▶ [GOAL]:
Leave out every picture, then transcribe the rest of the listing exactly.

▶ [MATERIAL]:

======

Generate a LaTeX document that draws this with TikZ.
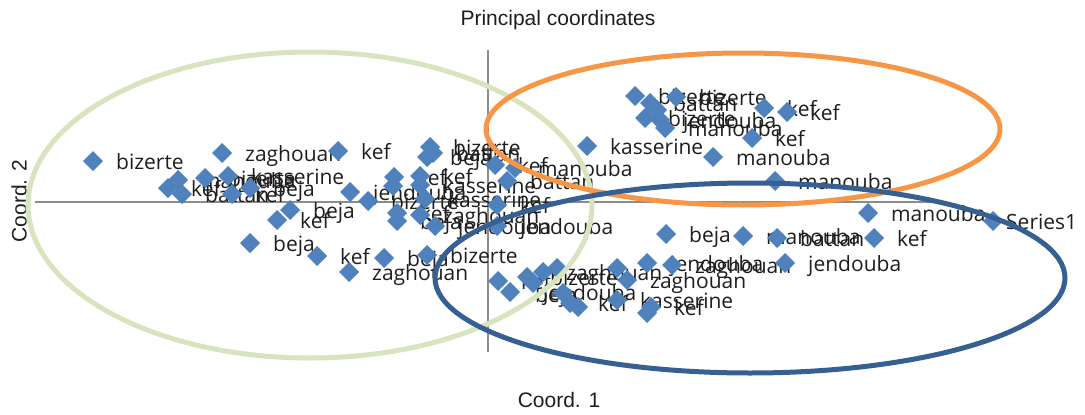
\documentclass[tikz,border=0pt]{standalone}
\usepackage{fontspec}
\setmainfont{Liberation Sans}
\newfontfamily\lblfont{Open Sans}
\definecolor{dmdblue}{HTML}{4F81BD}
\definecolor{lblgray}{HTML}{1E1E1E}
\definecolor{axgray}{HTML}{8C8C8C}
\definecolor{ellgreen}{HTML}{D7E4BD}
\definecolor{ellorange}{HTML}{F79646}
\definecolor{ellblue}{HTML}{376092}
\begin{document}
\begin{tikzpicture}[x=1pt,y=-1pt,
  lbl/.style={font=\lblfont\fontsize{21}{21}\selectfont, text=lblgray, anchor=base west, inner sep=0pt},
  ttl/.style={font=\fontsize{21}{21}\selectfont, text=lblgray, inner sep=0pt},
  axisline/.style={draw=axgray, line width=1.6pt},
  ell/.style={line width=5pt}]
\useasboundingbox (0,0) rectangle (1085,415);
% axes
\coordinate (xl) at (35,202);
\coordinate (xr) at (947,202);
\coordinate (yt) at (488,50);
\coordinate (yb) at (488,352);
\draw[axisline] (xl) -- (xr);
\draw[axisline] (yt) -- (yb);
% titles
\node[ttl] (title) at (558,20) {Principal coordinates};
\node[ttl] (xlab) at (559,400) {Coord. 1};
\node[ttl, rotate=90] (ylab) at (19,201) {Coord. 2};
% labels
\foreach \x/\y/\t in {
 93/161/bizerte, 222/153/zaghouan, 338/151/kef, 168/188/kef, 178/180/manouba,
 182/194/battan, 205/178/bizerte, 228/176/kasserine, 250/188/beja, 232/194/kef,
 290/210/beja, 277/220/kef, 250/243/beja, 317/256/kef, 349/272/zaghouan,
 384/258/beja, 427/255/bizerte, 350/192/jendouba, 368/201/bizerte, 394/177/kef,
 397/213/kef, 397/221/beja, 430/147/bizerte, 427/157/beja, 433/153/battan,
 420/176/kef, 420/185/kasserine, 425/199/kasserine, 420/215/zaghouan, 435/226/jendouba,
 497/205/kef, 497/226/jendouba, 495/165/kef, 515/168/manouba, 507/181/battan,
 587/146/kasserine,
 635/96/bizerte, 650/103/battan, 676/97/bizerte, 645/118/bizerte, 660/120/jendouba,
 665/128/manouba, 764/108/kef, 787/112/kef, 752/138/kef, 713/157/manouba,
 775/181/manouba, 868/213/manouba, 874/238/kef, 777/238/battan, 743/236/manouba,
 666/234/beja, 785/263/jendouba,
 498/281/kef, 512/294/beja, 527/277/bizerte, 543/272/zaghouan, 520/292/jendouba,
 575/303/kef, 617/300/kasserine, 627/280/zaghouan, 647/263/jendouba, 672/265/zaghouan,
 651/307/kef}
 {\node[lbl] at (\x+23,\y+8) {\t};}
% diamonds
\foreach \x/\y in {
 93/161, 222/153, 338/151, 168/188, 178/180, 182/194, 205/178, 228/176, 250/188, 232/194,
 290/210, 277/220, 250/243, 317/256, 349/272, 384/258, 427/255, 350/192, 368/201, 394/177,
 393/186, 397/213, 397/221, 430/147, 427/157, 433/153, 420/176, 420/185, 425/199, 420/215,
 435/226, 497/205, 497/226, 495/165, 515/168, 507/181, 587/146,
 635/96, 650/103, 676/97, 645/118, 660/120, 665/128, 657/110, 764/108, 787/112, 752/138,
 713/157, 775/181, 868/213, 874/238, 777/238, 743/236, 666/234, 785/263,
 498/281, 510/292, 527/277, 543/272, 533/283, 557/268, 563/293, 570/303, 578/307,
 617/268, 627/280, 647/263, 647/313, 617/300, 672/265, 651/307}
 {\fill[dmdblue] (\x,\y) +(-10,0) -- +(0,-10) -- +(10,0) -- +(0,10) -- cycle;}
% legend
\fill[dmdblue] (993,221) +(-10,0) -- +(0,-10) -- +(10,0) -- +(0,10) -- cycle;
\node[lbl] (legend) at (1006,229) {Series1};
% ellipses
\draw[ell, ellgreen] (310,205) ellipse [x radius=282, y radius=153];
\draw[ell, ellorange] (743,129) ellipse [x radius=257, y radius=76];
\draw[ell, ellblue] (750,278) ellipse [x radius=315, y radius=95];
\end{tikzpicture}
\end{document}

======

▶ [TASK RESULT]:
Generate a LaTeX document that draws this with TikZ.
\documentclass[tikz,border=0pt]{standalone}
\usepackage{fontspec}
\setmainfont{Liberation Sans}
\newfontfamily\lblfont{Open Sans}
\definecolor{dmdblue}{HTML}{4F81BD}
\definecolor{lblgray}{HTML}{1E1E1E}
\definecolor{axgray}{HTML}{8C8C8C}
\definecolor{ellgreen}{HTML}{D7E4BD}
\definecolor{ellorange}{HTML}{F79646}
\definecolor{ellblue}{HTML}{376092}
\begin{document}
\begin{tikzpicture}[x=1pt,y=-1pt,
  lbl/.style={font=\lblfont\fontsize{21}{21}\selectfont, text=lblgray, anchor=base west, inner sep=0pt},
  ttl/.style={font=\fontsize{21}{21}\selectfont, text=lblgray, inner sep=0pt},
  axisline/.style={draw=axgray, line width=1.6pt},
  ell/.style={line width=5pt}]
\useasboundingbox (0,0) rectangle (1085,415);
% axes
\coordinate (xl) at (35,202);
\coordinate (xr) at (947,202);
\coordinate (yt) at (488,50);
\coordinate (yb) at (488,352);
\draw[axisline] (xl) -- (xr);
\draw[axisline] (yt) -- (yb);
% titles
\node[ttl] (title) at (558,20) {Principal coordinates};
\node[ttl] (xlab) at (559,400) {Coord. 1};
\node[ttl, rotate=90] (ylab) at (19,201) {Coord. 2};
% labels
\foreach \x/\y/\t in {
 93/161/bizerte, 222/153/zaghouan, 338/151/kef, 168/188/kef, 178/180/manouba,
 182/194/battan, 205/178/bizerte, 228/176/kasserine, 250/188/beja, 232/194/kef,
 290/210/beja, 277/220/kef, 250/243/beja, 317/256/kef, 349/272/zaghouan,
 384/258/beja, 427/255/bizerte, 350/192/jendouba, 368/201/bizerte, 394/177/kef,
 397/213/kef, 397/221/beja, 430/147/bizerte, 427/157/beja, 433/153/battan,
 420/176/kef, 420/185/kasserine, 425/199/kasserine, 420/215/zaghouan, 435/226/jendouba,
 497/205/kef, 497/226/jendouba, 495/165/kef, 515/168/manouba, 507/181/battan,
 587/146/kasserine,
 635/96/bizerte, 650/103/battan, 676/97/bizerte, 645/118/bizerte, 660/120/jendouba,
 665/128/manouba, 764/108/kef, 787/112/kef, 752/138/kef, 713/157/manouba,
 775/181/manouba, 868/213/manouba, 874/238/kef, 777/238/battan, 743/236/manouba,
 666/234/beja, 785/263/jendouba,
 498/281/kef, 512/294/beja, 527/277/bizerte, 543/272/zaghouan, 520/292/jendouba,
 575/303/kef, 617/300/kasserine, 627/280/zaghouan, 647/263/jendouba, 672/265/zaghouan,
 651/307/kef}
 {\node[lbl] at (\x+23,\y+8) {\t};}
% diamonds
\foreach \x/\y in {
 93/161, 222/153, 338/151, 168/188, 178/180, 182/194, 205/178, 228/176, 250/188, 232/194,
 290/210, 277/220, 250/243, 317/256, 349/272, 384/258, 427/255, 350/192, 368/201, 394/177,
 393/186, 397/213, 397/221, 430/147, 427/157, 433/153, 420/176, 420/185, 425/199, 420/215,
 435/226, 497/205, 497/226, 495/165, 515/168, 507/181, 587/146,
 635/96, 650/103, 676/97, 645/118, 660/120, 665/128, 657/110, 764/108, 787/112, 752/138,
 713/157, 775/181, 868/213, 874/238, 777/238, 743/236, 666/234, 785/263,
 498/281, 510/292, 527/277, 543/272, 533/283, 557/268, 563/293, 570/303, 578/307,
 617/268, 627/280, 647/263, 647/313, 617/300, 672/265, 651/307}
 {\fill[dmdblue] (\x,\y) +(-10,0) -- +(0,-10) -- +(10,0) -- +(0,10) -- cycle;}
% legend
\fill[dmdblue] (993,221) +(-10,0) -- +(0,-10) -- +(10,0) -- +(0,10) -- cycle;
\node[lbl] (legend) at (1006,229) {Series1};
% ellipses
\draw[ell, ellgreen] (310,205) ellipse [x radius=282, y radius=153];
\draw[ell, ellorange] (743,129) ellipse [x radius=257, y radius=76];
\draw[ell, ellblue] (750,278) ellipse [x radius=315, y radius=95];
\end{tikzpicture}
\end{document}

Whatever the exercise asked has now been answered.